SUPPLIED MATERIAL

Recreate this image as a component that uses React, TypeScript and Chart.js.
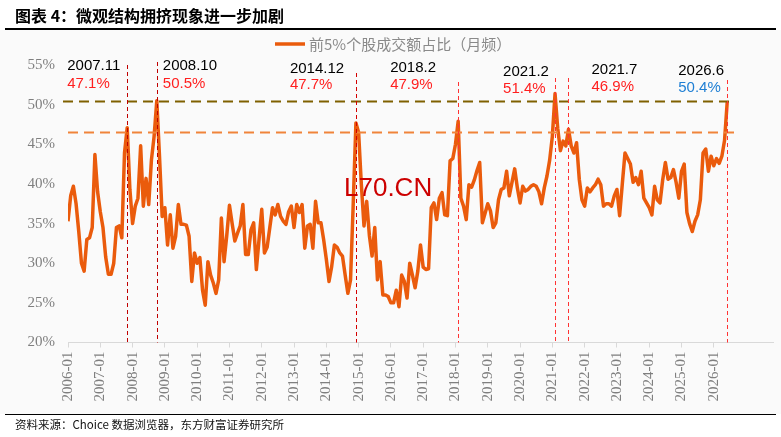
import React, { useEffect, useRef } from 'react';
import { Chart, registerables } from 'chart.js';

Chart.register(...registerables);

// ---------- data ----------
const tickLabels = [
  '2006-01', '2007-01', '2008-01', '2009-01', '2010-01', '2011-01', '2012-01',
  '2013-01', '2014-01', '2015-01', '2016-01', '2017-01', '2018-01', '2019-01',
  '2020-01', '2021-01', '2022-01', '2023-01', '2024-01', '2025-01', '2026-01',
];
const tickIndex = [0, 12, 24, 36, 48, 60, 72, 84, 96, 108, 120, 132, 144, 156, 168, 180, 192, 204, 216, 228, 240];

const v2006 = [35.3, 38.5, 39.7, 37.5, 34.0, 30.0, 29.0, 33.0, 33.2, 34.5, 43.7, 39.0];
const v2007 = [36.5, 34.5, 30.8, 28.6, 28.6, 30.0, 34.5, 34.7, 33.2, 43.9, 47.1, 39.3];
const v2008 = [35.0, 37.2, 38.2, 44.8, 37.2, 40.7, 37.4, 43.0, 46.0, 50.5, 43.5, 35.9];
const v2009 = [37.0, 32.3, 36.1, 31.9, 33.4, 37.4, 34.9, 34.9, 34.8, 33.4, 27.7, 31.3];
const v2010 = [30.0, 30.7, 26.6, 24.7, 30.2, 28.5, 27.5, 26.2, 27.9, 35.7, 30.2, 33.5];
const v2011 = [37.3, 35.0, 32.8, 33.8, 34.7, 37.4, 31.1, 31.1, 34.2, 35.1, 29.2, 33.0];
const v2012 = [36.8, 31.3, 32.0, 34.5, 37.0, 36.1, 37.4, 35.9, 35.3, 34.9, 36.5, 37.2];
const v2013 = [34.5, 37.4, 36.4, 37.4, 31.9, 34.7, 34.9, 31.9, 37.8, 35.1, 35.1, 33.0];
const v2014 = [30.5, 27.7, 29.6, 32.3, 32.0, 31.3, 30.9, 28.5, 26.2, 27.9, 37.5, 47.7];
const v2015 = [46.5, 40.0, 34.7, 37.8, 33.5, 30.9, 34.5, 27.9, 30.2, 26.0, 26.0, 25.8];
const v2016 = [25.0, 25.0, 26.6, 24.5, 28.5, 27.7, 25.6, 30.0, 28.5, 26.9, 29.0, 32.3];
const v2017 = [29.5, 29.2, 29.3, 37.0, 37.6, 35.5, 38.2, 38.9, 36.1, 36.0, 42.9, 43.2];
const v2018 = [45.0, 47.9, 38.2, 37.2, 35.5, 39.9, 39.6, 40.5, 41.7, 42.7, 35.1, 36.3];
const v2019 = [37.5, 36.6, 34.5, 35.1, 38.0, 39.3, 39.5, 41.6, 38.5, 40.2, 41.9, 39.5];
const v2020 = [37.6, 39.7, 39.1, 39.3, 39.7, 39.9, 39.7, 39.0, 37.5, 39.5, 41.0, 43.0];
const v2021 = [46.0, 51.4, 47.0, 44.2, 45.4, 44.8, 46.9, 44.8, 43.9, 45.2, 40.6, 38.0];
const v2022 = [37.2, 39.5, 39.0, 39.5, 39.9, 40.6, 39.9, 37.2, 37.5, 37.5, 37.2, 38.5];
const v2023 = [39.3, 36.0, 40.0, 43.9, 43.2, 42.5, 40.2, 40.8, 39.9, 41.6, 38.2, 37.6];
const v2024 = [37.0, 36.1, 39.7, 38.0, 37.6, 40.5, 42.7, 40.6, 40.8, 41.8, 40.2, 38.2];
const v2025 = [41.6, 42.5, 36.4, 35.0, 34.0, 35.3, 36.1, 38.0, 43.9, 44.4, 41.6, 43.5];
const v2026 = [42.3, 43.2, 42.6, 43.5, 45.5, 50.4];

const seriesName = '前5%个股成交额占比（月频）';

const eventLabels = ['2007.11', '2008.10', '2014.12', '2018.2', '2021.2', '2021.7', '2026.6'];
const eventIndex = [22, 33, 107, 145, 181, 186, 245];
const eventValues = ['47.1%', '50.5%', '47.7%', '47.9%', '51.4%', '46.9%', '50.4%'];
const refHigh = 50.4;
const refMid = 46.5;

// ---------- layout / style ----------
const eventTextDx = [-60, 6, -66, -68, -52, 23, -49];
const eventTextY = [66, 66, 69, 68, 72, 70, 71];
const eventPctY = [84, 84, 85, 85, 89, 87, 88];
const eventLineTop = [65, 62, 73, 82, 78, 78, 80];
const eventLineColor = ['#c00000', '#c00000', '#d40000', '#ff3333', '#ff3333', '#ff3333', '#ff3333'];
const eventPctColor = ['#ff1f1f', '#ff1f1f', '#ff1f1f', '#ff1f1f', '#ff1f1f', '#ff1f1f', '#1f7fd4'];
const lineColor = '#ea5b0c';

const App = () => {
  const ref = useRef<HTMLCanvasElement | null>(null);

  useEffect(() => {
    const values = [
      ...v2006, ...v2007, ...v2008, ...v2009, ...v2010, ...v2011, ...v2012,
      ...v2013, ...v2014, ...v2015, ...v2016, ...v2017, ...v2018, ...v2019,
      ...v2020, ...v2021, ...v2022, ...v2023, ...v2024, ...v2025, ...v2026,
    ];
    const points = values.map((v, i) => ({ x: i, y: v }));
    const lastIdx = values.length - 1;

    const overlay = {
      id: 'overlay',
      afterDatasetsDraw(chart: any) {
        const ctx = chart.ctx;
        const xs = chart.scales.x;
        const ys = chart.scales.y;
        const ca = chart.chartArea;
        ctx.save();
        // horizontal reference lines
        ctx.setLineDash([10, 6]);
        ctx.lineWidth = 2;
        let y = ys.getPixelForValue(refHigh);
        ctx.strokeStyle = '#7f6000';
        ctx.beginPath();
        ctx.moveTo(ca.left - 5, y);
        ctx.lineTo(xs.getPixelForValue(lastIdx) + 4, y);
        ctx.stroke();
        y = ys.getPixelForValue(refMid);
        ctx.strokeStyle = '#f0843a';
        ctx.beginPath();
        ctx.moveTo(ca.left, y);
        ctx.lineTo(xs.getPixelForValue(lastIdx) + 10, y);
        ctx.stroke();
        // vertical event lines
        ctx.setLineDash([4, 3]);
        ctx.lineWidth = 1;
        eventIndex.forEach((idx, k) => {
          const x = Math.round(xs.getPixelForValue(idx)) + 0.5;
          ctx.strokeStyle = eventLineColor[k];
          ctx.beginPath();
          ctx.moveTo(x, eventLineTop[k]);
          ctx.lineTo(x, ca.bottom);
          ctx.stroke();
        });
        ctx.setLineDash([]);
        // event texts
        ctx.font = '15px "Liberation Sans", Arial, sans-serif';
        ctx.textBaseline = 'middle';
        ctx.textAlign = 'left';
        eventIndex.forEach((idx, k) => {
          const x = xs.getPixelForValue(idx) + eventTextDx[k];
          ctx.fillStyle = '#000000';
          ctx.fillText(eventLabels[k], x, eventTextY[k]);
          ctx.fillStyle = eventPctColor[k];
          ctx.fillText(eventValues[k], x, eventPctY[k]);
        });
        // watermark
        ctx.font = '26px "Liberation Sans", Arial, sans-serif';
        ctx.fillStyle = '#cc0000';
        ctx.fillText('L70.CN', 344, 189);
        // legend
        ctx.strokeStyle = lineColor;
        ctx.lineWidth = 3.5;
        ctx.beginPath();
        ctx.moveTo(275, 44);
        ctx.lineTo(305, 44);
        ctx.stroke();
        ctx.font = '15px "Noto Sans CJK SC", sans-serif';
        ctx.fillStyle = '#8a8a8a';
        ctx.fillText(seriesName, 309, 44);
        ctx.restore();
      },
    };

    const chart = new Chart(ref.current as HTMLCanvasElement, {
      type: 'line',
      data: {
        datasets: [
          {
            label: seriesName,
            data: points,
            borderColor: lineColor,
            borderWidth: 3.5,
            borderJoinStyle: 'round',
            pointRadius: 0,
            tension: 0,
            fill: false,
          },
        ],
      },
      options: {
        responsive: false,
        animation: false,
        devicePixelRatio: 1,
        layout: { padding: { top: 65, right: 8, left: 0, bottom: 0 } },
        plugins: { legend: { display: false }, tooltip: { enabled: false } },
        scales: {
          x: {
            type: 'linear',
            min: 0,
            max: 262,
            afterBuildTicks: (s: any) => {
              s.ticks = tickIndex.map((v) => ({ value: v }));
            },
            afterFit: (s: any) => {
              s.height = 94.5;
            },
            ticks: {
              autoSkip: false,
              minRotation: 90,
              maxRotation: 90,
              padding: 4,
              color: '#7f7f7f',
              font: { family: '"Liberation Serif", "Times New Roman", serif', size: 15 },
              callback: (_v: any, i: number) => tickLabels[i],
            },
            grid: { drawOnChartArea: false, drawTicks: true, tickLength: 5, color: '#d9d9d9' },
            border: { color: '#d9d9d9', width: 1 },
          },
          y: {
            min: 20,
            max: 55,
            afterFit: (s: any) => {
              s.width = 68;
            },
            ticks: {
              stepSize: 5,
              padding: 13,
              color: '#7f7f7f',
              font: { family: '"Liberation Serif", "Times New Roman", serif', size: 15 },
              callback: (v: any) => v + '%',
            },
            grid: { display: false, drawTicks: false },
            border: { display: false },
          },
        },
      },
      plugins: [overlay],
    } as any);
    return () => chart.destroy();
  }, []);

  return (
    <div style={{ position: 'fixed', left: 0, top: 0, width: 781, height: 437, background: '#ffffff', overflow: 'hidden' }}>
      <div style={{ position: 'absolute', left: 0, top: 30, width: 781, height: 384, background: '#fafafa' }} />
      <canvas ref={ref} width={781} height={437} style={{ position: 'absolute', left: 0, top: 0 }} />
      <div
        style={{
          position: 'absolute', left: 15, top: 5, fontFamily: '"Noto Sans CJK SC", sans-serif',
          fontWeight: 700, fontSize: 16, lineHeight: '20px', color: '#000', whiteSpace: 'nowrap',
        }}
      >
        图表 4：微观结构拥挤现象进一步加剧
      </div>
      <div style={{ position: 'absolute', left: 5, top: 28, width: 771, height: 1.5, background: '#000' }} />
      <div style={{ position: 'absolute', left: 5, top: 414, width: 771, height: 1.2, background: '#000' }} />
      <div
        style={{
          position: 'absolute', left: 15, top: 417, fontFamily: '"Noto Sans CJK SC", sans-serif',
          fontSize: 11.5, lineHeight: '14px', color: '#111', whiteSpace: 'nowrap',
        }}
      >
        资料来源：Choice 数据浏览器，东方财富证券研究所
      </div>
    </div>
  );
};

export default App;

EXERCISE INSTRUCTIONS
Transcribe exactly, with no pictures, the lines running from the first line of the material through the line holding "Chart.register(...registerables);".

RESULT OF THIS TASK
Recreate this image as a component that uses React, TypeScript and Chart.js.
import React, { useEffect, useRef } from 'react';
import { Chart, registerables } from 'chart.js';

Chart.register(...registerables);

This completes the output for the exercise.